Policymakers and lobbyists in Washington are still scratching their heads over the Trump team’s floating of a 20% tax on Mexican imports to fund construction of a border wall. By its timing on Thursday afternoon, the proposal appeared to come as the latest escalation of a budding feud between the new administration and our southern neighbor: After Trump signed an executive order on Wednesday authorizing construction of the wall, Mexican President Enrique Peña Nieto announced midday Thursday that he’d canceled a trip planned for next week to meet with the new U.S. president. But White House press secretary Sean Spicer walked back the tax idea almost as soon as he’d offered it, following up with reporters to state it was just one method among several under consideration to get Mexico to cover the wall’s cost.

“Here’s one way. Boom. Done,” Spicer said. “We could go in another direction. We could talk about tariffs.”

It seems likely that Spicer meant the White House is warming to a House Republican plan that would impose a 20% tax on all imported goods. Earlier this month, Trump panned the idea, known as a border adjustment tax, as “too complicated.” The House GOP is still drafting their proposal, but it already faces stiff opposition from major importers, including retailers and oil refiners, and skepticism from Senate Republicans. The approach at least has the political upside of presenting the White House with a path to declaring a win on a key campaign pledge: There’s no easy way to get Mexico to pay for a wall it doesn’t want built, and while the tax tweak would apply indiscriminately to imports from everywhere, the administration could argue collections from levies on Mexican goods subsidized the wall.

The alternative that Spicer named—tariffs—are another story. Trump in December threatened to slap a 35% tariff on imports from American companies that ship operations abroad.
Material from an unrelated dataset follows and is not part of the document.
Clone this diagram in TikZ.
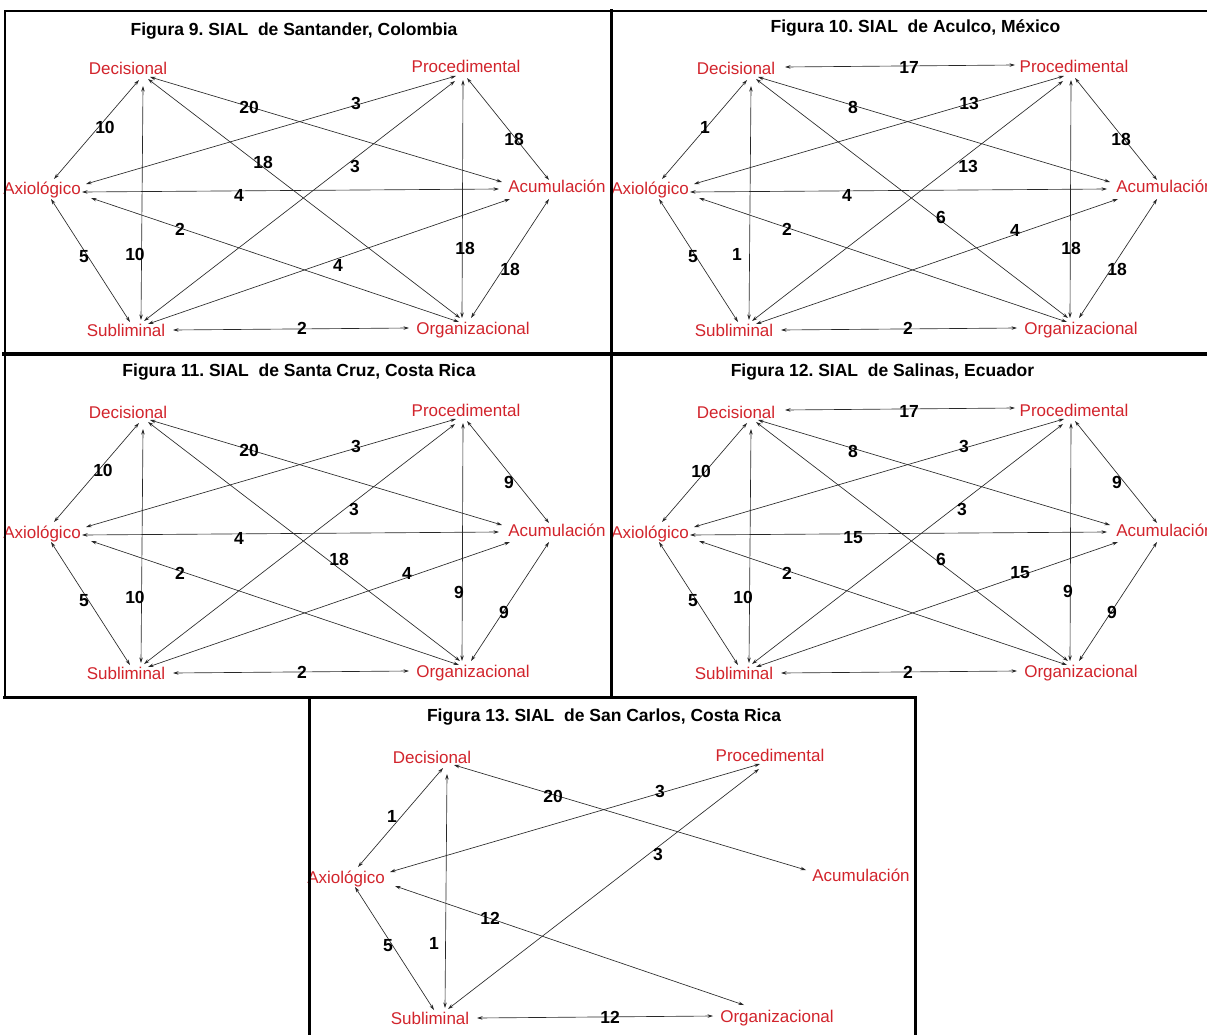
\documentclass[tikz,border=0pt]{standalone}
\usepackage{fontspec}
\setmainfont{Liberation Sans}
\usetikzlibrary{arrows.meta}
\frenchspacing
\definecolor{lblred}{RGB}{210,36,44}
\definecolor{edgegray}{RGB}{40,40,40}
\tikzset{
  lbl/.style={text=lblred, font=\fontsize{17}{20}\selectfont, inner sep=0pt, anchor=base},
  ttl/.style={font=\bfseries\fontsize{17.5}{20}\selectfont, inner sep=0pt, anchor=base},
  num/.style={font=\bfseries\fontsize{17.5}{20}\selectfont, inner sep=0pt},
  link/.style={draw=edgegray, line width=0.65pt, {Stealth[length=5.5pt,width=3.4pt]}-{Stealth[length=5.5pt,width=3.4pt]}},
  frameline/.style={draw=black, line cap=rect}
}
% nodes and ports of one panel (local coordinates)
\newcommand{\sialnodes}[1]{%
  \node[lbl] (#1dec) at (128,75) {Decisional};
  \node[lbl] (#1pro) at (466,73) {Procedimental};
  \node[lbl] (#1axi) at (42,195) {Axiológico};
  \node[lbl] (#1acu) at (557,193) {Acumulación};
  \node[lbl] (#1sub) at (126,336) {Subliminal};
  \node[lbl] (#1org) at (473,334) {Organizacional};
  \coordinate (#1DecAxi) at (139,80);
  \coordinate (#1DecSub) at (143,86);
  \coordinate (#1DecOrg) at (148,79);
  \coordinate (#1DecAcu) at (150,77);
  \coordinate (#1DecPro) at (177,67);
  \coordinate (#1ProAxi) at (456,76);
  \coordinate (#1ProSub) at (455,81);
  \coordinate (#1ProOrg) at (463,80);
  \coordinate (#1ProAcu) at (467,78);
  \coordinate (#1ProDec) at (407,65);
  \coordinate (#1AxiDec) at (54,179);
  \coordinate (#1AxiPro) at (86,184);
  \coordinate (#1AxiAcu) at (82,192);
  \coordinate (#1AxiOrg) at (91,198);
  \coordinate (#1AxiSub) at (51,199);
  \coordinate (#1AcuDec) at (502,182);
  \coordinate (#1AcuPro) at (549,180);
  \coordinate (#1AcuAxi) at (499,189);
  \coordinate (#1AcuSub) at (510,199);
  \coordinate (#1AcuOrg) at (549,199);
  \coordinate (#1SubAxi) at (130,322);
  \coordinate (#1SubDec) at (141,320);
  \coordinate (#1SubPro) at (144,321);
  \coordinate (#1SubAcu) at (148,324);
  \coordinate (#1SubOrg) at (173,330);
  \coordinate (#1OrgDec) at (460,318);
  \coordinate (#1OrgPro) at (462,318);
  \coordinate (#1OrgAxi) at (459,322);
  \coordinate (#1OrgAcu) at (471,318);
  \coordinate (#1OrgSub) at (409,328);
}
% #1 prefix, #2 from port, #3 to port, #4 label, #5,#6 label position
\newcommand{\sedge}[6]{%
  \draw[link] (#1#2) -- (#1#3);
  \node[num] at (#5,#6) {#4};
}
\begin{document}
\begin{tikzpicture}[x=1pt,y=-1pt]
\useasboundingbox (0,0) rectangle (1207,1035);
\fill[white] (0,0) rectangle (1207,1035);

% ---------- Figura 9 ----------
\begin{scope}[shift={(0,0)}]
  \sialnodes{a}
  \sedge{a}{DecAxi}{AxiDec}{10}{105}{127}
  \sedge{a}{DecSub}{SubDec}{10}{135}{254}
  \sedge{a}{DecAcu}{AcuDec}{20}{249}{107}
  \sedge{a}{DecOrg}{OrgDec}{18}{263}{162}
  \sedge{a}{ProAxi}{AxiPro}{3}{356}{103}
  \sedge{a}{ProSub}{SubPro}{3}{355}{166}
  \sedge{a}{ProOrg}{OrgPro}{18}{465}{248}
  \sedge{a}{ProAcu}{AcuPro}{18}{514}{139}
  \sedge{a}{AxiAcu}{AcuAxi}{4}{239}{195}
  \sedge{a}{AxiOrg}{OrgAxi}{2}{180}{229}
  \sedge{a}{AxiSub}{SubAxi}{5}{84}{257}
  \sedge{a}{AcuSub}{SubAcu}{4}{338}{265}
  \sedge{a}{AcuOrg}{OrgAcu}{18}{510}{269}
  \sedge{a}{SubOrg}{OrgSub}{2}{302}{328}
\end{scope}

% ---------- Figura 10 ----------
\begin{scope}[shift={(608,0)}]
  \sialnodes{b}
  \sedge{b}{DecPro}{ProDec}{17}{301}{67}
  \sedge{b}{DecAxi}{AxiDec}{1}{97}{127}
  \sedge{b}{DecSub}{SubDec}{1}{129}{254}
  \sedge{b}{DecAcu}{AcuDec}{8}{245}{107}
  \sedge{b}{DecOrg}{OrgDec}{6}{333}{217}
  \sedge{b}{ProAxi}{AxiPro}{13}{361}{103}
  \sedge{b}{ProSub}{SubPro}{13}{360}{166}
  \sedge{b}{ProOrg}{OrgPro}{18}{463}{248}
  \sedge{b}{ProAcu}{AcuPro}{18}{513}{139}
  \sedge{b}{AxiAcu}{AcuAxi}{4}{239}{195}
  \sedge{b}{AxiOrg}{OrgAxi}{2}{179}{229}
  \sedge{b}{AxiSub}{SubAxi}{5}{85}{257}
  \sedge{b}{AcuSub}{SubAcu}{4}{407}{230}
  \sedge{b}{AcuOrg}{OrgAcu}{18}{509}{269}
  \sedge{b}{SubOrg}{OrgSub}{2}{300}{328}
\end{scope}

% ---------- Figura 11 ----------
\begin{scope}[shift={(0,343)}]
  \sialnodes{c}
  \sedge{c}{DecAxi}{AxiDec}{10}{103}{127}
  \sedge{c}{DecSub}{SubDec}{10}{135}{254}
  \sedge{c}{DecAcu}{AcuDec}{20}{249}{107}
  \sedge{c}{DecOrg}{OrgDec}{18}{339}{216}
  \sedge{c}{ProAxi}{AxiPro}{3}{356}{103}
  \sedge{c}{ProSub}{SubPro}{3}{354}{166}
  \sedge{c}{ProOrg}{OrgPro}{9}{459}{249}
  \sedge{c}{ProAcu}{AcuPro}{9}{509}{139}
  \sedge{c}{AxiAcu}{AcuAxi}{4}{239}{195}
  \sedge{c}{AxiOrg}{OrgAxi}{2}{180}{230}
  \sedge{c}{AxiSub}{SubAxi}{5}{84}{258}
  \sedge{c}{AcuSub}{SubAcu}{4}{407}{230}
  \sedge{c}{AcuOrg}{OrgAcu}{9}{504}{269}
  \sedge{c}{SubOrg}{OrgSub}{2}{302}{329}
\end{scope}

% ---------- Figura 12 ----------
\begin{scope}[shift={(608,343)}]
  \sialnodes{d}
  \sedge{d}{DecPro}{ProDec}{17}{301}{68}
  \sedge{d}{DecAxi}{AxiDec}{10}{93}{128}
  \sedge{d}{DecSub}{SubDec}{10}{135}{254}
  \sedge{d}{DecAcu}{AcuDec}{8}{245}{108}
  \sedge{d}{DecOrg}{OrgDec}{6}{333}{216}
  \sedge{d}{ProAxi}{AxiPro}{3}{356}{103}
  \sedge{d}{ProSub}{SubPro}{3}{354}{166}
  \sedge{d}{ProOrg}{OrgPro}{9}{460}{248}
  \sedge{d}{ProAcu}{AcuPro}{9}{509}{139}
  \sedge{d}{AxiAcu}{AcuAxi}{15}{245}{195}
  \sedge{d}{AxiOrg}{OrgAxi}{2}{179}{230}
  \sedge{d}{AxiSub}{SubAxi}{5}{85}{258}
  \sedge{d}{AcuSub}{SubAcu}{15}{412}{230}
  \sedge{d}{AcuOrg}{OrgAcu}{9}{504}{269}
  \sedge{d}{SubOrg}{OrgSub}{2}{300}{329}
\end{scope}

% ---------- Figura 13 ----------
\begin{scope}[shift={(304,688)}]
  \sialnodes{e}
  \coordinate (eOrgAxi) at (440,317);
  \sedge{e}{DecAxi}{AxiDec}{1}{88}{128}
  \sedge{e}{DecSub}{SubDec}{1}{130}{255}
  \sedge{e}{DecAcu}{AcuDec}{20}{249}{108}
  \sedge{e}{ProAxi}{AxiPro}{3}{356}{103}
  \sedge{e}{ProSub}{SubPro}{3}{354}{166}
  \sedge{e}{AxiOrg}{OrgAxi}{12}{186}{230}
  \sedge{e}{AxiSub}{SubAxi}{5}{84}{258}
  \sedge{e}{SubOrg}{OrgSub}{12}{306}{329}
\end{scope}

% titles
\node[ttl] (t9)  at (294,36)    {Figura 9. SIAL\ \ de Santander, Colombia};
\node[ttl] (t10) at (915.5,33)  {Figura 10. SIAL\ \ de Aculco, México};
\node[ttl] (t11) at (299,376)   {Figura 11. SIAL\ \ de Santa Cruz, Costa Rica};
\node[ttl] (t12) at (882.5,376) {Figura 12. SIAL\ \ de Salinas, Ecuador};
\node[ttl] (t13) at (604,721)   {Figura 13. SIAL\ \ de San Carlos, Costa Rica};

% frames
\draw[frameline, line width=2.2pt] (5,11) -- (1210,11);
\draw[frameline, line width=2.2pt] (5,11) -- (5,697);
\draw[frameline, line width=4pt] (4,354) -- (1210,354);
\draw[frameline, line width=3.4pt] (611.7,11) -- (611.7,697);
\draw[frameline, line width=3pt] (4,697.5) -- (915,697.5);
\draw[frameline, line width=3pt] (309.5,697.5) -- (309.5,1040);
\draw[frameline, line width=3pt] (915,697.5) -- (915,1040);
\end{tikzpicture}
\end{document}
That isn’t how tariffs work, since they’re applied to product categories, not goods from individual companies. And if Trump decides to pursue them, he’ll soon find out he doesn’t have much more authority to impose tariffs unilaterally than he does to change the tax code.

Absent a war or a state of national emergency (which Trump could declare as a precondition—”technically that’s possible, but it’d be pretty extreme,” says Frank Samolis, co-chair of the international trade practice at Squire Patton Boggs), the president would likely be limited by the 1974 Trade Act to a 15% maximum tariff that expires after six months, unless Congress decides to extend it. And Republican lawmakers from both chambers are expressing deep concerns about Trump’s inclination to wield what tariff authority he does have. House Majority Leader Kevin McCarthy (R-Calif.) last month said he worried it could precipitate a trade war. Earlier this month, Sen. Mike Lee (R-Utah) introduced legislation to require the president to go through Congress before imposing a tariff or withdrawing the U.S. from the North American Free Trade Agreement.

Which is to say, as it already feels stale to say, Trump is swiftly discovering translating campaign pledges into policy is easier said than done.